Penélope y su currículum superaron la entrevista de trabajo sobradamente, no en vano tenía buenas referencias de la amiga de mis suegros y además había estudiado en una de las mejores academias de Barcelona, cuando vivía en nuestra casa.
Ella empezó a trabajar enseguida en el centro de estética entre Playa de las Américas y Los Cristianos, en una zona llamada El Camisón -sin comentarios- con Dorita, una asturiana muy agradable que pasaba de los treinta años, casada con Armando, un dentista también asturiano de edad similar que tenía consulta al otro lado de las Américas. Para nuestros ojos eran un matrimonio mayor si lo comparábamos con nuestra edad, veintidós.
A mí, como parado que era, me tocaba ir a hacer cola a la oficina del Inem de Granadilla de Abona a las seis de la mañana para poder realizar los trámites y gestiones que aquello requería, muy pesado, claro.
En una de las muchas colas que hice en la calle para sellar la cartilla del paro, desde la acera y a través de una ventana, se podía ver la tele del bar, donde curiosamente hacían el programa Digui-digui (curso de catalán) y me hizo mucha gracia ¡Incluso había quien lo miraba!
A veces cuando estaba en casa llamaba a la empresa de Llinars:
- Buenos días, querría hablar con David...
- ¿De parte?
- Soy Sergi M. de Tenerife.
- Un momento por favor ...
- ...
- Sí ¿David?
- Dime...
- ¿Cómo está el tema?
- Estamos esperando que lancen el nuevo satélite, ya hemos montado un almacén en Portugal y pronto iremos a montar otro a Japón... ya te llamaré cuando esté a punto.
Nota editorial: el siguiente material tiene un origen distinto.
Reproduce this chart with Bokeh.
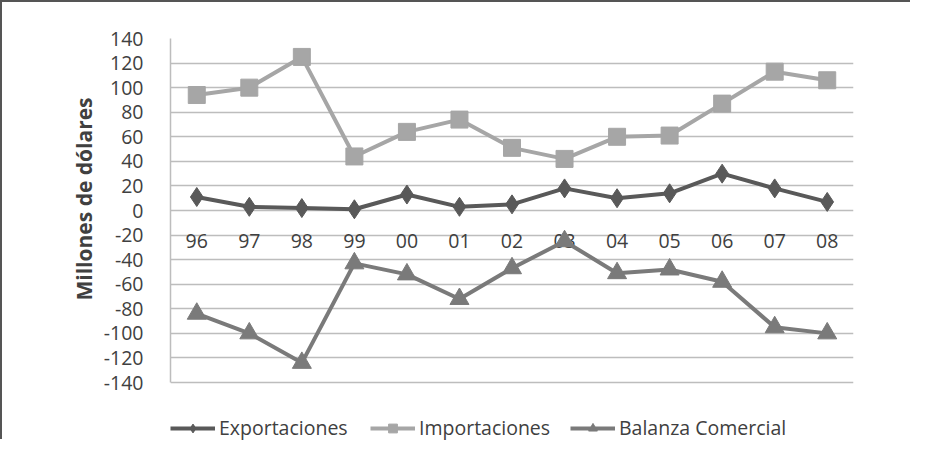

- De acuerdo... -respondía yo prudente.
Iban pasando los días, las semanas y los meses, abrían nuevos almacenes de distribución, pero el satélite de los coj...nes que debía suministrar señal a las islas no lo ponían en marcha y yo me desesperaba...
Llamaba pocas veces por prudencia y porque la respuesta siempre era la misma, hasta que decidí no llamar nunca más y esperé a que llamaran ellos.
No sé si se llegó a lanzar el satélite de mierda, ni siquiera sé si hubo alguna vez un satélite, lo que sí sé es que nunca me llamaron, ni siquiera para comunicarme que no montarían nada en Tenerife, desde aquí: muchas gracias.